A seedy Trump loyalist tried to stay in government under Biden — it didn't work

A seedy Trump loyalist tried to stay in government under Biden — it didn't work
Trump

Over the weekend, the Washington Post's Ellen Nakashima reported that long-time Trump loyalist Michael Ellis had resigned from his position as top lawyer for the National Security Agency after almost three months of being "sidelined" during Joe Biden's presidency. Journalist Steve Benen, in an op-ed for MSNBC's website, lays out some reasons why Ellis' departure from the NSA is an important development and a positive thing.

"Last fall, the day after Joe Biden was declared the winner of the 2020 presidential race, Team Trump tapped Ellis to serve as general counsel of the National Security Agency, but the news wasn't well received," Benen explains. "Gen. Paul Nakasone, the NSA's director, didn't want Ellis for that post. In response, Christopher Miller, Trump's acting defense secretary, ordered the NSA director to install the Trump loyalist as the agency's top lawyer, whether Nakasone wanted him or not."

Benen notes that after Biden was sworn into office almost three months ago, "a gradual process began in which the new administration cleaned house, at least to the extent possible" — and Nakasone placed Ellis on administration leave.

"NSA general counsel is an important job, and not a position for partisan operatives," Benen points out. "With this in mind, it didn't come as too big of a surprise when Nakasone put Ellis on administrative leave literally the same afternoon as Biden's inauguration — at which point, the NSA director no longer had to worry about Team Trump's directives."

To understand just how Trumpian Ellis' history is, one should take a look at his activities during Trump's presidency. Ellis is a major ally of GOP Rep. Devin Nunes, and he was a counsel to the House Intelligence Committee when it was still being chaired by the far-right California congressman. During the Trump era, Ellis and fellow Trump loyalist Ezra Cohen-Watnick were the two White House officials who gave Nunes intelligence reports claiming to show that former officials in ex-President Barack Obama's administration had improperly "unmasked" members of the Trump transition team in late 2016/early 2017. Sen. Richard Burr, chairing the Senate Intelligence Committee, said that the "unmasking" narrative was "all created by Devin Nunes."

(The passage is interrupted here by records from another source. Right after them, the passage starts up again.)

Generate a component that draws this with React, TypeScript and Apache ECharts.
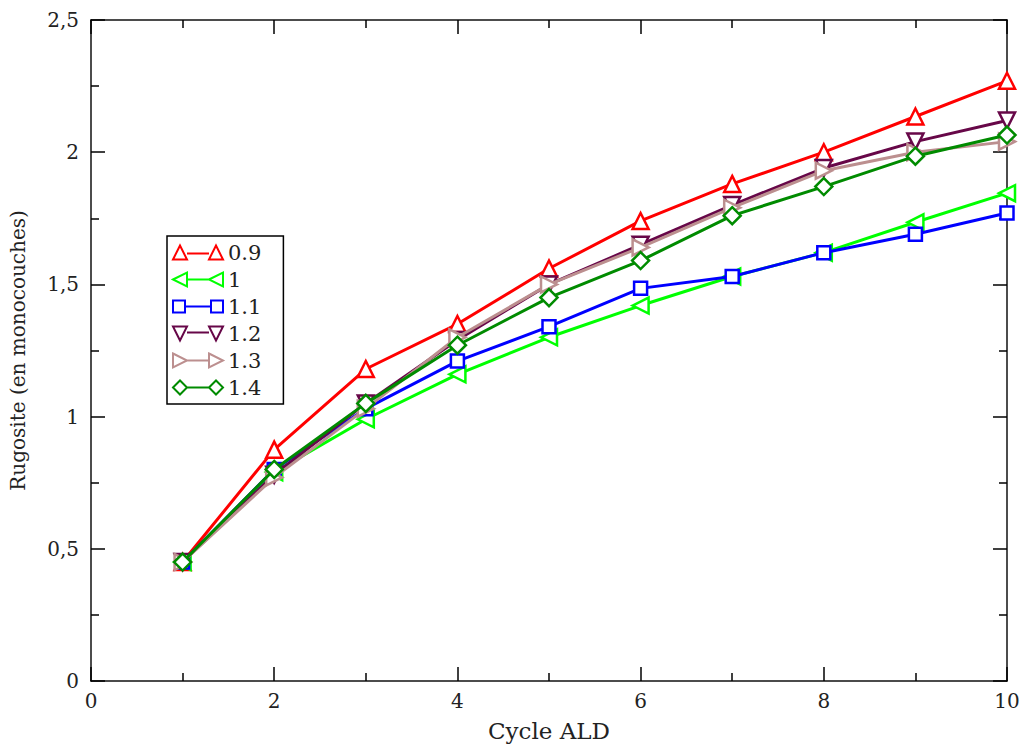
import React, { useEffect, useRef } from "react";
import * as echarts from "echarts";

const cycles = [1, 2, 3, 4, 5, 6, 7, 8, 9, 10];
const seriesNames = ["0.9", "1", "1.1", "1.2", "1.3", "1.4"];
const s09 = [0.45, 0.875, 1.18, 1.35, 1.56, 1.74, 1.88, 2.0, 2.135, 2.27];
const s10 = [0.45, 0.79, 0.99, 1.16, 1.3, 1.42, 1.53, 1.62, 1.735, 1.845];
const s11 = [0.45, 0.8, 1.03, 1.21, 1.34, 1.485, 1.53, 1.62, 1.69, 1.77];
const s12 = [0.45, 0.78, 1.05, 1.29, 1.5, 1.65, 1.8, 1.94, 2.04, 2.12];
const s13 = [0.45, 0.77, 1.03, 1.3, 1.5, 1.64, 1.79, 1.93, 2.0, 2.04];
const s14 = [0.45, 0.8, 1.05, 1.27, 1.45, 1.59, 1.76, 1.87, 1.985, 2.065];
const allValues = [s09, s10, s11, s12, s13, s14];
const colors = ["#ff0000", "#00ff00", "#0000ff", "#670748", "#bc8f8f", "#008b00"];
const symbols = ["triangle", "triangle", "rect", "triangle", "triangle", "diamond"];
const rotations = [0, 90, 0, 180, -90, 0];
const xTicks = [0, 2, 4, 6, 8, 10];
const yTicks = [0, 0.5, 1, 1.5, 2, 2.5];

// legend icon shapes: marker at each end joined by a line (50 x 14 box)
const legendIcons = [
  "path://M0,14L7,0L14,14ZM14,8L36,8M36,14L43,0L50,14Z",
  "path://M0,7L14,0L14,14ZM14,7L36,7M36,7L50,0L50,14Z",
  "path://M0,1L12,1L12,13L0,13ZM12,7L38,7M38,1L50,1L50,13L38,13Z",
  "path://M0,0L14,0L7,14ZM14,6L36,6M36,0L50,0L43,14Z",
  "path://M0,0L14,7L0,14ZM14,7L36,7M36,0L50,7L36,14Z",
  "path://M0,7L7,0L14,7L7,14ZM14,7L36,7M36,7L43,0L50,7L43,14Z",
];

const FONT = "DejaVu Serif";

export default function App() {
  const ref = useRef<HTMLDivElement>(null);
  useEffect(() => {
    if (!ref.current) return;
    const chart = echarts.init(ref.current, null, { renderer: "svg" });
    const tickStyle = { color: "#000", width: 1.5 };
    const axisCommon = {
      axisLine: { show: true, onZero: false, lineStyle: { color: "#111", width: 1.5 } },
      splitLine: { show: false },
      axisTick: { show: true, inside: true, length: 14, lineStyle: tickStyle },
      minorTick: { show: true, splitNumber: 2, length: 8, lineStyle: tickStyle },
    };
    chart.setOption({
      animation: false,
      backgroundColor: "#fff",
      textStyle: { fontFamily: FONT },
      grid: { left: 88, right: 17, top: 20, bottom: 62, containLabel: false },
      legend: {
        orient: "vertical",
        left: 167,
        top: 236,
        data: seriesNames.map((name, i) => ({ name, icon: legendIcons[i] })),
        itemWidth: 50,
        itemHeight: 15,
        itemGap: 6,
        padding: [6, 22, 6, 5],
        borderColor: "#000",
        borderWidth: 1.5,
        backgroundColor: "#fff",
        textStyle: { fontFamily: FONT, fontSize: 21, color: "#222" },
      },
      xAxis: [
        {
          ...axisCommon,
          type: "value",
          min: 0,
          max: 10,
          interval: 2,
          name: "Cycle ALD",
          nameLocation: "middle",
          nameGap: 38,
          nameTextStyle: { fontFamily: FONT, fontSize: 23, color: "#222" },
          axisLabel: {
            fontFamily: FONT,
            fontSize: 20,
            color: "#222",
            margin: 10,
            customValues: xTicks,
          },
        },
        {
          ...axisCommon,
          type: "value",
          position: "top",
          min: 0,
          max: 10,
          interval: 2,
          axisLabel: { show: false },
        },
      ],
      yAxis: [
        {
          ...axisCommon,
          type: "value",
          min: 0,
          max: 2.5,
          interval: 0.5,
          name: "Rugosite (en monocouches)",
          nameLocation: "middle",
          nameGap: 63,
          nameTextStyle: { fontFamily: FONT, fontSize: 20, color: "#222" },
          axisLabel: {
            fontFamily: FONT,
            fontSize: 20,
            color: "#222",
            margin: 12,
            customValues: yTicks,
            formatter: (v: number) => String(v).replace(".", ","),
          },
        },
        {
          ...axisCommon,
          type: "value",
          position: "right",
          min: 0,
          max: 2.5,
          interval: 0.5,
          axisLabel: { show: false },
        },
      ],
      series: seriesNames.map((name, i) => ({
        name,
        type: "line",
        xAxisIndex: 0,
        yAxisIndex: 0,
        data: cycles.map((c, j) => [c, allValues[i][j]]),
        symbol: symbols[i],
        symbolRotate: rotations[i],
        symbolSize: symbols[i] === "rect" ? 13 : symbols[i] === "diamond" ? 17 : 16,
        showAllSymbol: true,
        color: colors[i],
        lineStyle: { color: colors[i], width: 3 },
        itemStyle: { color: "#fff", borderColor: colors[i], borderWidth: 2.5 },
        emphasis: { disabled: true },
        z: 2 + i,
      })),
    });
    return () => chart.dispose();
  }, []);
  return (
    <div
      ref={ref}
      style={{ position: "fixed", left: 0, top: 0, width: 1024, height: 747 }}
    />
  );
}
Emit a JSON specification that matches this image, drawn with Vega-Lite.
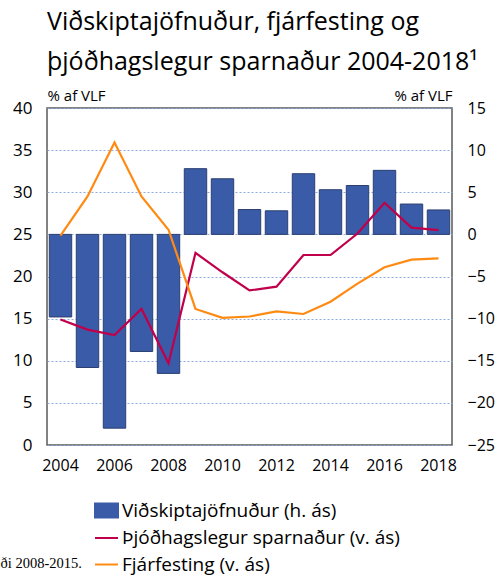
{
  "$schema": "https://vega.github.io/schema/vega-lite/v6.json",
  "width": 405,
  "height": 337,
  "autosize": {"type": "none"},
  "padding": {"left": 47, "top": 108, "right": 43, "bottom": 131},
  "background": "white",
  "config": {
    "view": {"stroke": "#595959", "strokeWidth": 1.5},
    "font": "Open Sans",
    "axis": {"labelFont": "Open Sans", "titleFont": "Open Sans", "labelColor": "#000", "titleColor": "#000"}
  },
  "title": {
    "text": ["Viðskiptajöfnuður, fjárfesting og", "þjóðhagslegur sparnaður 2004-2018¹"],
    "anchor": "start",
    "frame": "group",
    "font": "Open Sans",
    "fontSize": 25,
    "fontWeight": "normal",
    "lineHeight": 40,
    "color": "#000",
    "offset": 13
  },
  "data": {
    "values": [
      {"year": 2004, "series": "Viðskiptajöfnuður (h. ás)", "value": -9.8},
      {"year": 2005, "series": "Viðskiptajöfnuður (h. ás)", "value": -15.8},
      {"year": 2006, "series": "Viðskiptajöfnuður (h. ás)", "value": -23.0},
      {"year": 2007, "series": "Viðskiptajöfnuður (h. ás)", "value": -13.9},
      {"year": 2008, "series": "Viðskiptajöfnuður (h. ás)", "value": -16.5},
      {"year": 2009, "series": "Viðskiptajöfnuður (h. ás)", "value": 7.8},
      {"year": 2010, "series": "Viðskiptajöfnuður (h. ás)", "value": 6.6},
      {"year": 2011, "series": "Viðskiptajöfnuður (h. ás)", "value": 2.95},
      {"year": 2012, "series": "Viðskiptajöfnuður (h. ás)", "value": 2.8},
      {"year": 2013, "series": "Viðskiptajöfnuður (h. ás)", "value": 7.2},
      {"year": 2014, "series": "Viðskiptajöfnuður (h. ás)", "value": 5.3},
      {"year": 2015, "series": "Viðskiptajöfnuður (h. ás)", "value": 5.8},
      {"year": 2016, "series": "Viðskiptajöfnuður (h. ás)", "value": 7.6},
      {"year": 2017, "series": "Viðskiptajöfnuður (h. ás)", "value": 3.6},
      {"year": 2018, "series": "Viðskiptajöfnuður (h. ás)", "value": 2.9},
      {"year": 2004, "series": "Þjóðhagslegur sparnaður (v. ás)", "value": 14.9},
      {"year": 2005, "series": "Þjóðhagslegur sparnaður (v. ás)", "value": 13.7},
      {"year": 2006, "series": "Þjóðhagslegur sparnaður (v. ás)", "value": 13.05},
      {"year": 2007, "series": "Þjóðhagslegur sparnaður (v. ás)", "value": 16.15},
      {"year": 2008, "series": "Þjóðhagslegur sparnaður (v. ás)", "value": 9.7},
      {"year": 2009, "series": "Þjóðhagslegur sparnaður (v. ás)", "value": 22.8},
      {"year": 2010, "series": "Þjóðhagslegur sparnaður (v. ás)", "value": 20.5},
      {"year": 2011, "series": "Þjóðhagslegur sparnaður (v. ás)", "value": 18.35},
      {"year": 2012, "series": "Þjóðhagslegur sparnaður (v. ás)", "value": 18.8},
      {"year": 2013, "series": "Þjóðhagslegur sparnaður (v. ás)", "value": 22.55},
      {"year": 2014, "series": "Þjóðhagslegur sparnaður (v. ás)", "value": 22.55},
      {"year": 2015, "series": "Þjóðhagslegur sparnaður (v. ás)", "value": 25.1},
      {"year": 2016, "series": "Þjóðhagslegur sparnaður (v. ás)", "value": 28.75},
      {"year": 2017, "series": "Þjóðhagslegur sparnaður (v. ás)", "value": 25.8},
      {"year": 2018, "series": "Þjóðhagslegur sparnaður (v. ás)", "value": 25.5},
      {"year": 2004, "series": "Fjárfesting (v. ás)", "value": 24.85},
      {"year": 2005, "series": "Fjárfesting (v. ás)", "value": 29.5},
      {"year": 2006, "series": "Fjárfesting (v. ás)", "value": 35.9},
      {"year": 2007, "series": "Fjárfesting (v. ás)", "value": 29.5},
      {"year": 2008, "series": "Fjárfesting (v. ás)", "value": 25.55},
      {"year": 2009, "series": "Fjárfesting (v. ás)", "value": 16.15},
      {"year": 2010, "series": "Fjárfesting (v. ás)", "value": 15.1},
      {"year": 2011, "series": "Fjárfesting (v. ás)", "value": 15.25},
      {"year": 2012, "series": "Fjárfesting (v. ás)", "value": 15.85},
      {"year": 2013, "series": "Fjárfesting (v. ás)", "value": 15.55},
      {"year": 2014, "series": "Fjárfesting (v. ás)", "value": 17.0},
      {"year": 2015, "series": "Fjárfesting (v. ás)", "value": 19.15},
      {"year": 2016, "series": "Fjárfesting (v. ás)", "value": 21.1},
      {"year": 2017, "series": "Fjárfesting (v. ás)", "value": 22.0},
      {"year": 2018, "series": "Fjárfesting (v. ás)", "value": 22.15}
    ]
  },
  "encoding": {
    "x": {
      "field": "year",
      "type": "ordinal",
      "scale": {"paddingInner": 0.17, "paddingOuter": 0.085},
      "axis": {
        "values": [2004, 2006, 2008, 2010, 2012, 2014, 2016, 2018],
        "labelAngle": 0,
        "labelFontSize": 16,
        "labelPadding": 12,
        "ticks": false,
        "domain": false,
        "title": "ði 2008-2015.",
        "titleFont": "Liberation Serif",
        "titleFontSize": 14.5,
        "titleFontWeight": "normal",
        "titleAnchor": "start",
        "titleAlign": "left",
        "titleBaseline": "alphabetic",
        "titleX": -47,
        "titleY": 122
      }
    },
    "color": {
      "field": "series",
      "type": "nominal",
      "scale": {
        "domain": ["Viðskiptajöfnuður (h. ás)", "Þjóðhagslegur sparnaður (v. ás)", "Fjárfesting (v. ás)"],
        "range": ["#3A5BA8", "#C0004B", "#FF8A12"]
      },
      "legend": {
        "title": null,
        "orient": "none",
        "legendX": 47,
        "legendY": 390,
        "direction": "vertical",
        "labelFont": "Open Sans",
        "labelFontSize": 19,
        "labelColor": "#000",
        "labelOffset": 3,
        "rowPadding": 3.5,
        "symbolSize": 529,
        "labelLimit": 400,
        "encode": {
          "symbols": {
            "update": {
              "shape": {"signal": "datum.value === 'Viðskiptajöfnuður (h. ás)' ? 'M-1,-0.6H1V0.6H-1Z' : 'M-1,0H1'"},
              "fill": {"signal": "datum.value === 'Viðskiptajöfnuður (h. ás)' ? '#3A5BA8' : 'transparent'"},
              "stroke": {"signal": "datum.value === 'Viðskiptajöfnuður (h. ás)' ? 'transparent' : (datum.value === 'Fjárfesting (v. ás)' ? '#FF8A12' : '#C0004B')"},
              "strokeWidth": {"value": 2},
              "opacity": {"value": 1}
            }
          }
        }
      }
    }
  },
  "layer": [
    {
      "transform": [{"filter": "datum.series === 'Viðskiptajöfnuður (h. ás)'"}],
      "mark": {"type": "bar", "stroke": "#2B3F70", "strokeWidth": 1},
      "encoding": {
        "y": {
          "field": "value",
          "type": "quantitative",
          "scale": {"domain": [-25, 15], "nice": false, "zero": false},
          "axis": {
            "orient": "right",
            "values": [-25, -20, -15, -10, -5, 0, 5, 10, 15],
            "labelFontSize": 16,
            "labelPadding": 15,
            "labelAlign": "left",
            "ticks": false,
            "domain": false,
            "grid": false,
            "title": "% af VLF",
            "titleFontSize": 15,
            "titleFontWeight": "normal",
            "titleAngle": 0,
            "titleAlign": "right",
            "titleBaseline": "bottom",
            "titleX": 0,
            "titleY": -5
          }
        }
      }
    },
    {
      "transform": [{"filter": "datum.series !== 'Viðskiptajöfnuður (h. ás)'"}],
      "mark": {"type": "line", "strokeWidth": 2.2},
      "encoding": {
        "y": {
          "field": "value",
          "type": "quantitative",
          "scale": {"domain": [0, 40], "nice": false},
          "axis": {
            "orient": "left",
            "values": [0, 5, 10, 15, 20, 25, 30, 35, 40],
            "labelFontSize": 17,
            "labelPadding": 15,
            "ticks": false,
            "domain": false,
            "grid": true,
            "gridColor": "#8FAADC",
            "gridDash": [2, 2],
            "gridWidth": 1,
            "title": "% af VLF",
            "titleFontSize": 15,
            "titleFontWeight": "normal",
            "titleAngle": 0,
            "titleAlign": "left",
            "titleBaseline": "bottom",
            "titleX": 0,
            "titleY": -5
          }
        }
      }
    }
  ],
  "resolve": {"scale": {"y": "independent"}, "axis": {"y": "independent"}}
}
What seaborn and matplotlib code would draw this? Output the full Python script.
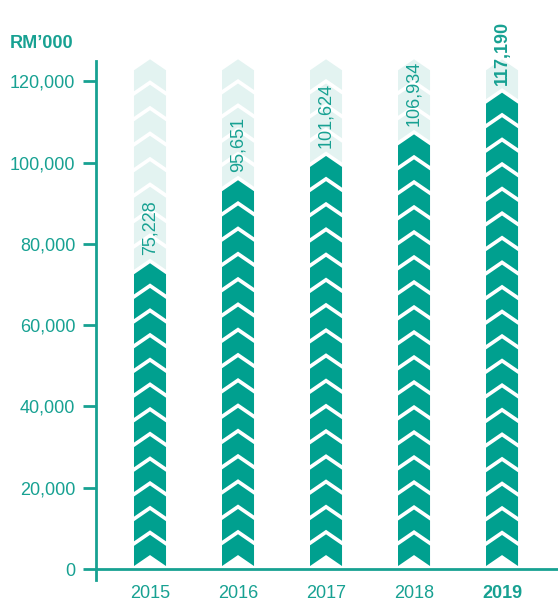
import numpy as np
import pandas as pd
import matplotlib
matplotlib.use("Agg")
import matplotlib.pyplot as plt
import seaborn as sns
from matplotlib.patches import Polygon

# Yearly figures (RM'000)
years = ["2015", "2016", "2017", "2018", "2019"]
values = [75228, 95651, 101624, 106934, 117190]
value_labels = ["75,228", "95,651", "101,624", "106,934", "117,190"]
y_ticks = [0, 20000, 40000, 60000, 80000, 100000, 120000]
y_tick_labels = ["0", "20,000", "40,000", "60,000", "80,000", "100,000", "120,000"]
highlight_year = "2019"
column_top = 125400

DARK = "#00A08F"
LIGHT = "#E3F3F1"
TEXT = "#17A192"

sns.set_theme(style="ticks")
plt.rcParams["font.family"] = ["Liberation Sans", "DejaVu Sans"]

fig = plt.figure(figsize=(5.58, 6.02), dpi=100)
ax = fig.add_axes([0.172, 0.0365, 0.828, 0.8623])

df = pd.DataFrame({"year": years, "value": values})
sns.barplot(data=df, x="year", y="value", ax=ax, color=DARK,
            width=0.364, saturation=1, errorbar=None)

y_min, y_max = -2700, 125000
ax.set_ylim(y_min, y_max)
ax.set_xlim(-0.614, 4.636)

# chevron geometry, given in pixels and converted to data units
fig.canvas.draw()
ax_h_px = ax.get_window_extent().height
u = (y_max - y_min) / ax_h_px
drop = 11 * u
gap = 4.5 * u
period_px = 25
base0 = 3 * u


def chevron(x0, w, b, h, color):
    xc = x0 + w / 2
    pts = [(x0, b), (xc, b + drop), (x0 + w, b), (x0 + w, b + h),
           (xc, b + h + drop), (x0, b + h)]
    ax.add_patch(Polygon(pts, closed=True, facecolor=color,
                         edgecolor="none", clip_on=False, zorder=2))


for patch in list(ax.patches):
    x0, w, val = patch.get_x(), patch.get_width(), patch.get_height()
    patch.set_visible(False)
    # filled stack: the last tip lands on the value
    span = val - base0 + gap - drop
    n = max(1, int(round(span / (period_px * u))))
    p = span / n
    for k in range(n):
        chevron(x0, w, base0 + k * p, p - gap, DARK)
    # pale stack from the value up to the common column top
    rest = column_top - val
    m = max(1, int(round(rest / (period_px * u))))
    q = rest / m
    for j in range(m):
        chevron(x0, w, val - drop + gap + j * q, q - gap, LIGHT)

# value labels above each column
for i, (yr, val, lab) in enumerate(zip(years, values, value_labels)):
    ax.text(i, val + 2000, lab, rotation=90, ha="center", va="bottom",
            color=TEXT, fontsize=13,
            fontweight="bold" if yr == highlight_year else "normal",
            zorder=3)

# axes styling
for s in ["top", "right", "bottom"]:
    ax.spines[s].set_visible(False)
ax.spines["left"].set_color(TEXT)
ax.spines["left"].set_linewidth(2)
ax.axhline(0, color=TEXT, lw=2, zorder=4, clip_on=False)

ax.set_yticks(y_ticks)
ax.set_yticklabels(y_tick_labels)
ax.tick_params(axis="y", direction="out", length=9.5, width=2, color=TEXT,
               labelcolor=TEXT, labelsize=13, pad=5.5)
ax.tick_params(axis="x", length=0, labelcolor=TEXT, labelsize=13, pad=3.5)
for lbl in ax.get_xticklabels():
    if lbl.get_text() == highlight_year:
        lbl.set_fontweight("bold")
ax.set_xlabel("")
ax.set_ylabel("")

fig.text(10 / 558, 1 - 44 / 602, "RM\u2019000", ha="left", va="center",
         fontsize=13, fontweight="bold", color=TEXT)

fig.savefig("out.png", dpi=100)
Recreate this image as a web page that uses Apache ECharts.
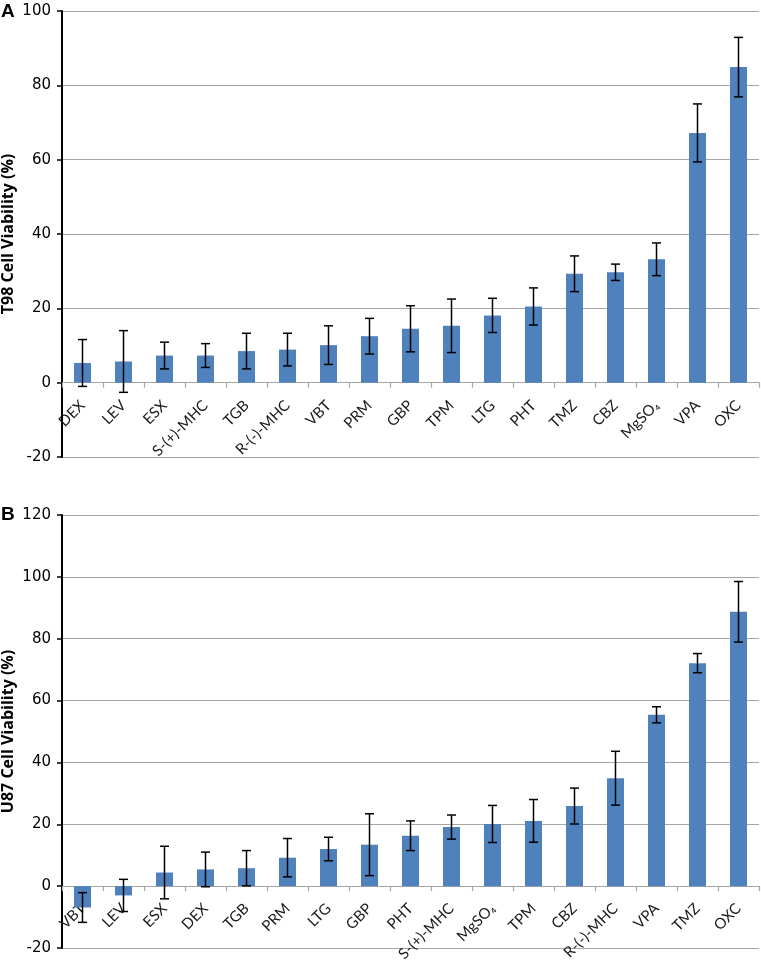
<!DOCTYPE html>
<html>
<head>
<meta charset="utf-8">
<script src="https://cdn.jsdelivr.net/npm/echarts@6/dist/echarts.min.js"></script>
<style>
html,body{margin:0;padding:0;background:#fff;}
#main{width:761px;height:974px;}
</style>
</head>
<body>
<div id="main"></div>
<script>
// Panel A (T98)
const catsA = ['DEX','LEV','ESX','S-(+)-MHC','TGB','R-(-)-MHC','VBT','PRM','GBP','TPM','LTG','PHT','TMZ','CBZ','MgSO₄','VPA','OXC'];
const valsA = [5.3, 5.7, 7.3, 7.3, 8.5, 8.9, 10.1, 12.5, 14.5, 15.3, 18.1, 20.5, 29.3, 29.7, 33.2, 67.2, 84.9];
const errA  = [6.3, 8.3, 3.6, 3.2, 4.8, 4.4, 5.2, 4.8, 6.2, 7.2, 4.6, 5.0, 4.8, 2.2, 4.4, 7.8, 8.0];
const ticksA = {min: -20, max: 100, interval: 20};

// Panel B (U87)
const catsB = ['VBT','LEV','ESX','DEX','TGB','PRM','LTG','GBP','PHT','S-(+)-MHC','MgSO₄','TPM','CBZ','R-(-)-MHC','VPA','TMZ','OXC'];
const valsB = [-6.9, -3.0, 4.4, 5.4, 5.8, 9.2, 12.0, 13.4, 16.3, 19.1, 20.1, 21.1, 25.9, 34.9, 55.4, 72.1, 88.7];
const errB  = [4.8, 5.2, 8.5, 5.6, 5.7, 6.2, 3.8, 10.0, 4.8, 3.9, 6.0, 6.9, 5.8, 8.7, 2.6, 3.1, 9.8];
const ticksB = {min: -20, max: 120, interval: 20};

const barColor = '#4f81bd';
const gridColor = '#a6a6a6';

function errData(vals, errs){
  return vals.map((v,i)=>[i, v - errs[i], v + errs[i]]);
}

function renderErr(params, api){
  const x = api.value(0);
  const lo = api.coord([x, api.value(1)]);
  const hi = api.coord([x, api.value(2)]);
  const hw = 4.5;
  const style = {stroke:'#000', lineWidth:1.5};
  return {
    type:'group',
    children:[
      {type:'line', shape:{x1:lo[0],y1:lo[1],x2:hi[0],y2:hi[1]}, style},
      {type:'line', shape:{x1:hi[0]-hw,y1:hi[1],x2:hi[0]+hw,y2:hi[1]}, style},
      {type:'line', shape:{x1:lo[0]-hw,y1:lo[1],x2:lo[0]+hw,y2:lo[1]}, style}
    ]
  };
}

// labelShift: distance (px) from grid bottom up to the zero line, so labels sit under the zero line
function xAxisCfg(cats, gi, labelShift){
  return {
    type:'category', gridIndex: gi, data: cats,
    axisLine:{show:true, onZero:true, lineStyle:{color:gridColor, width:1.2}},
    axisTick:{show:true, length:5, lineStyle:{color:gridColor, width:1.2}},
    axisLabel:{interval:0, rotate:45, fontFamily:'Lato', fontSize:15, color:'#1a1a1a', margin:20 - labelShift}
  };
}
function yAxisCfg(t, name, gi){
  return {
    type:'value', gridIndex: gi, min:t.min, max:t.max, interval:t.interval,
    name: name, nameLocation:'middle', nameGap:46, nameMoveOverlap:false,
    nameTextStyle:{fontFamily:'Open Sans', fontWeight:'bold', fontSize:16, color:'#000'},
    axisLine:{show:true, lineStyle:{color:'#000', width:2}},
    axisTick:{show:true, length:5, lineStyle:{color:'#000', width:1.5}},
    axisLabel:{fontFamily:'DejaVu Sans', fontSize:15, color:'#000', margin:11},
    splitLine:{show:true, lineStyle:{color:gridColor, width:1.2}}
  };
}

const chart = echarts.init(document.getElementById('main'), null, {renderer:'canvas'});
chart.setOption({
  animation:false,
  backgroundColor:'#fff',
  graphic:[
    {type:'text', left:1, top:2, style:{text:'A', font:'bold 19px "Liberation Sans"', fill:'#000'}},
    {type:'text', left:1, top:505, style:{text:'B', font:'bold 19px "Liberation Sans"', fill:'#000'}}
  ],
  grid:[
    {left:62, right:2, top:11, height:446, outerBoundsMode:'none', containLabel:false},
    {left:62, right:2, top:515, height:433, outerBoundsMode:'none', containLabel:false}
  ],
  xAxis:[xAxisCfg(catsA,0,74), xAxisCfg(catsB,1,62)],
  yAxis:[yAxisCfg(ticksA,'T98 Cell Viability (%)',0), yAxisCfg(ticksB,'U87 Cell Viability (%)',1)],
  series:[
    {type:'bar', xAxisIndex:0, yAxisIndex:0, data:valsA, barWidth:17, itemStyle:{color:barColor}},
    {type:'custom', xAxisIndex:0, yAxisIndex:0, data:errData(valsA,errA), renderItem:renderErr, z:5},
    {type:'bar', xAxisIndex:1, yAxisIndex:1, data:valsB, barWidth:17, itemStyle:{color:barColor}},
    {type:'custom', xAxisIndex:1, yAxisIndex:1, data:errData(valsB,errB), renderItem:renderErr, z:5}
  ]
});
</script>
</body>
</html>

Ellis' name was also heard in connection with the Ukraine scandal. Trump's first of two impeachments stemmed from a July 25, 2019 phone conversation with Ukrainian President Volodymyr Zelensky, who Trump tried to pressure into helping him dig up dirt on now-President Joe Biden and his son Hunter Biden. And Ellis was the White House lawyer who ordered NSC officials to move the transcript of that conversation to a classified server.

Biden was the Democratic presidential hopeful Trump feared the most in 2019, and it isn't hard to understand why he dreaded the possibility of Biden receiving his party's nomination. Biden, in November 2020, defeated Trump by more than 7 million in the popular vote.

Trump was hardly the first politician to pursue opposition research on a political rival, but House Speaker Nancy Pelosi — when she called for Trump's impeachment in 2019 — stressed that it was wildly inappropriate for Trump to make that request from a foreign leader. And to make matters worse, Pelosi said, Trump made that opposition research a prerequisite for military aid to Ukraine.

In March 2020, Politico's Kyle Griffin reported that Ellis had been named senior intelligence director on the NSA.

Benen wraps up his op-ed by making it clear that he is glad to see Ellis resigning from his NSA position.

"There are still plenty of Trump appointees who've 'burrowed' into career civil-service positions," Benen observes, "but as of now, they won't be in the NSA's general counsel's office."